[Given request] Only one span of the listing below is wanted: the lines from the one with "Convert this chart to Plotly code." through the one with "import plotly.graph_objects as go", reproduced exactly, both ends kept.

[Stored data]
####################
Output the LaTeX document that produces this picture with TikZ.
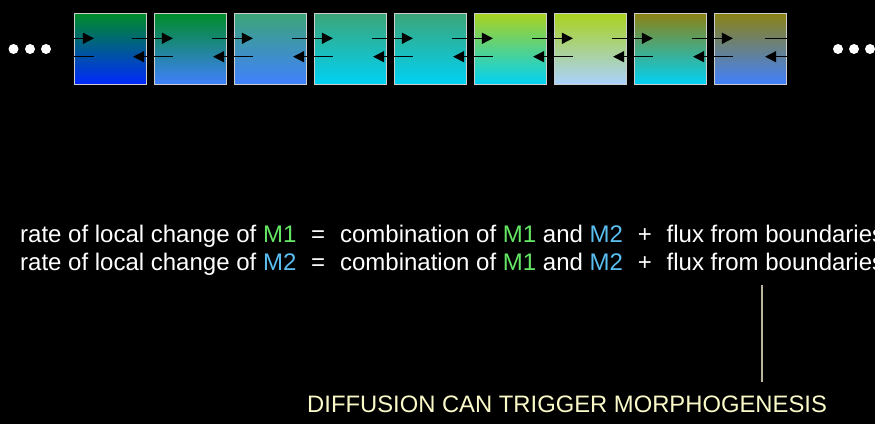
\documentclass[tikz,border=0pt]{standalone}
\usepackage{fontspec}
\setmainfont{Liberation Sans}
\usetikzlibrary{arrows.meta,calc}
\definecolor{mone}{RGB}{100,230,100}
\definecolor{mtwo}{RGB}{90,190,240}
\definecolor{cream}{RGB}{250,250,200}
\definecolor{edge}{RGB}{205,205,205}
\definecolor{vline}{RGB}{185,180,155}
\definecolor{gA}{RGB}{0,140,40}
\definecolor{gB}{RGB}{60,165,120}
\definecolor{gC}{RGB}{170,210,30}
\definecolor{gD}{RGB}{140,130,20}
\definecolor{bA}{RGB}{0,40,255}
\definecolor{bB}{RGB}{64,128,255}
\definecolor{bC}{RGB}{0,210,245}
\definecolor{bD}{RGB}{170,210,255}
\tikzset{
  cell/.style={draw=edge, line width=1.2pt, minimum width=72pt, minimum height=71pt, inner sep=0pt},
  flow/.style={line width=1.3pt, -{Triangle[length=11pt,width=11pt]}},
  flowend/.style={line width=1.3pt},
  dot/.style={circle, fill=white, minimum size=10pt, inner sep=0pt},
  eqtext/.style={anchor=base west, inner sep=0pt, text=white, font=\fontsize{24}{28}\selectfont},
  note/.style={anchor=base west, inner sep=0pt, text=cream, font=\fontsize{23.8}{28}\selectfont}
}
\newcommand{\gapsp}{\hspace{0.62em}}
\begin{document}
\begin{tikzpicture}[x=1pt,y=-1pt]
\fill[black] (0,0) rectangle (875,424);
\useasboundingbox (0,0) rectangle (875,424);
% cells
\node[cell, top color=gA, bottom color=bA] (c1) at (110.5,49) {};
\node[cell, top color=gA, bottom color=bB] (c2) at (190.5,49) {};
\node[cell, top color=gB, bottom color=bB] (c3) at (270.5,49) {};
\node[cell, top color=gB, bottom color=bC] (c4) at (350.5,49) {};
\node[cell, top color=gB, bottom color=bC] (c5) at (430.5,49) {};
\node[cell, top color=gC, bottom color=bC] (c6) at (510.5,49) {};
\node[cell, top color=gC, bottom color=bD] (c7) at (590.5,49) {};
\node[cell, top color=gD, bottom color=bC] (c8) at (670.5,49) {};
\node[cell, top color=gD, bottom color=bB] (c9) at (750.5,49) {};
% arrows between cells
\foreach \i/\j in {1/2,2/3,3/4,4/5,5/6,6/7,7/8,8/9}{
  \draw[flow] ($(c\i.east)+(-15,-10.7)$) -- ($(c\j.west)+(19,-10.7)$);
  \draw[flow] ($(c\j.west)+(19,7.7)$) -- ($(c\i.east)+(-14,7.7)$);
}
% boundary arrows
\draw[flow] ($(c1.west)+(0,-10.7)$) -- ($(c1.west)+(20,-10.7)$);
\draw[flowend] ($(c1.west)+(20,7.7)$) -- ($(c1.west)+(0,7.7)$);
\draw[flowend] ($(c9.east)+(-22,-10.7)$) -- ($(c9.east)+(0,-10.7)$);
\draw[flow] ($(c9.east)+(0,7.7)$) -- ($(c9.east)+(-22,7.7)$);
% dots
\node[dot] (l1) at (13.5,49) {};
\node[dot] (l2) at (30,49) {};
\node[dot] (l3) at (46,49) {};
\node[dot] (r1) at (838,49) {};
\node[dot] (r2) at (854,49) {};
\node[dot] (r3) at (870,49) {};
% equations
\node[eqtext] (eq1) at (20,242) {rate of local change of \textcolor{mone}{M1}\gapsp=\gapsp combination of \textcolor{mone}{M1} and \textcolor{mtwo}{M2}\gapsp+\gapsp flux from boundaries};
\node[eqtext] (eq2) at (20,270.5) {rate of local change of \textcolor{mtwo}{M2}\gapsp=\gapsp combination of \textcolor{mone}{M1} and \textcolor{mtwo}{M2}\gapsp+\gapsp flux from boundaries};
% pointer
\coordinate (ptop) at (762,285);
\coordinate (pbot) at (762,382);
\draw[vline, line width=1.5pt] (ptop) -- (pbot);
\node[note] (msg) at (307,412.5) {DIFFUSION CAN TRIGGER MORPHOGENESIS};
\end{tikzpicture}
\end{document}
####################
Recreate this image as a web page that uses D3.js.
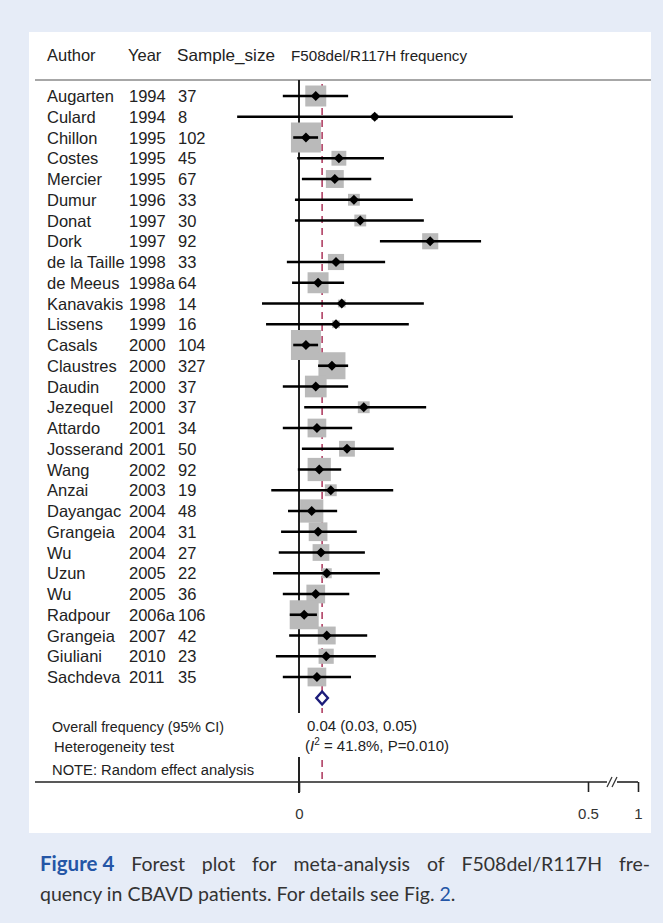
####################
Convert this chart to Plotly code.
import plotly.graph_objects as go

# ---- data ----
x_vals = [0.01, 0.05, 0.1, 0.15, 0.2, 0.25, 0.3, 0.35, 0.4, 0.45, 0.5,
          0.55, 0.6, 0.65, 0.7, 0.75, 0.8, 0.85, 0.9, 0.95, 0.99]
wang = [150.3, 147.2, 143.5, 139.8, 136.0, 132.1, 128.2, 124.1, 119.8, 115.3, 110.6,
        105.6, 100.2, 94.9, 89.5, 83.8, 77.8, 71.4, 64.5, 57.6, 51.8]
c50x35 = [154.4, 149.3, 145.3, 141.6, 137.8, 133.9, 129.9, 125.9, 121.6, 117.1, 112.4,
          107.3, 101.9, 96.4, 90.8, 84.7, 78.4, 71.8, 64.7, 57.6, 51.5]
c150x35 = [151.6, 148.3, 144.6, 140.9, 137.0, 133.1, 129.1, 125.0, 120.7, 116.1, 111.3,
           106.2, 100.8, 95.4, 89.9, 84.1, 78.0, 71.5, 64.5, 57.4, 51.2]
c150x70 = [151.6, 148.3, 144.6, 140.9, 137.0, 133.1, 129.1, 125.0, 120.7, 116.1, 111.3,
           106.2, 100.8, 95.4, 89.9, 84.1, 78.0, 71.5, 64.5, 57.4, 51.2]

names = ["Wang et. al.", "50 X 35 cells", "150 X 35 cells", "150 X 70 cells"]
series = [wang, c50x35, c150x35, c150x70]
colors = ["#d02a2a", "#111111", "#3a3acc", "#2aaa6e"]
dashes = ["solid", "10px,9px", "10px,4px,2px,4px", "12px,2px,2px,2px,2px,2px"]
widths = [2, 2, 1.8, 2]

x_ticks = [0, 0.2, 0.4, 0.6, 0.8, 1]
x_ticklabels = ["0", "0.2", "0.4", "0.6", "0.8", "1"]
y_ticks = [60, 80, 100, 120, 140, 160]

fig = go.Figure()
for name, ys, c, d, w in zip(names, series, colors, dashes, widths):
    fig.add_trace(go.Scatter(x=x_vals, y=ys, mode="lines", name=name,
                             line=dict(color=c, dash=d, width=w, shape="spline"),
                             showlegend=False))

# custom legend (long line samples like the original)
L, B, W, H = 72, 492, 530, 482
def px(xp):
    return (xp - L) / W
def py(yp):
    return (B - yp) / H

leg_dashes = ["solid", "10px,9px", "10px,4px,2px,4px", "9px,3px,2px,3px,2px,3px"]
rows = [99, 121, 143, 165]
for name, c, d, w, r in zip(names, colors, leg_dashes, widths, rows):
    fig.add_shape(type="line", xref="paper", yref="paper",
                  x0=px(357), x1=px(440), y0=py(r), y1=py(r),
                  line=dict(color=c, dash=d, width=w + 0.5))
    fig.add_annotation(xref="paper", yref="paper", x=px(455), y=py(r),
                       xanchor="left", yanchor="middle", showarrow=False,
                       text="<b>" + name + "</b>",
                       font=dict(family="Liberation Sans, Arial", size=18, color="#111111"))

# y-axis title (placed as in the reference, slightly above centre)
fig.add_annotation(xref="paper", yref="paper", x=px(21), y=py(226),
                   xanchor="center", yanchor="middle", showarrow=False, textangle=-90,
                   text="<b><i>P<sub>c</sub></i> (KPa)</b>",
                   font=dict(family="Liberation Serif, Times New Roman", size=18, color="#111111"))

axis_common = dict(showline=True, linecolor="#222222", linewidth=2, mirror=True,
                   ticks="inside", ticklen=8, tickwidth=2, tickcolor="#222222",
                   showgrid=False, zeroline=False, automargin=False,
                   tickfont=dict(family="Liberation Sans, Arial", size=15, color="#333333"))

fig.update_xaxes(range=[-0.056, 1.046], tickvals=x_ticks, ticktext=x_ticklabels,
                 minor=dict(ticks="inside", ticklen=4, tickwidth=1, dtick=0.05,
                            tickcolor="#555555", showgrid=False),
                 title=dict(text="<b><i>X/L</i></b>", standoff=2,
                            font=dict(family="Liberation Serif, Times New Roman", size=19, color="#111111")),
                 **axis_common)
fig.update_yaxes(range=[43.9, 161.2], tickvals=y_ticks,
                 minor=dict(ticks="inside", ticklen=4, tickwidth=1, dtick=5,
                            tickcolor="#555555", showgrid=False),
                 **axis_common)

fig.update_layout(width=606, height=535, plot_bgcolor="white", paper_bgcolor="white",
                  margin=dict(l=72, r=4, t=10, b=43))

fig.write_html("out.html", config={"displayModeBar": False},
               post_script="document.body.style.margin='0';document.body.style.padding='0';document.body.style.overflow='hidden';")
####################
[Reply]
Convert this chart to Plotly code.
import plotly.graph_objects as go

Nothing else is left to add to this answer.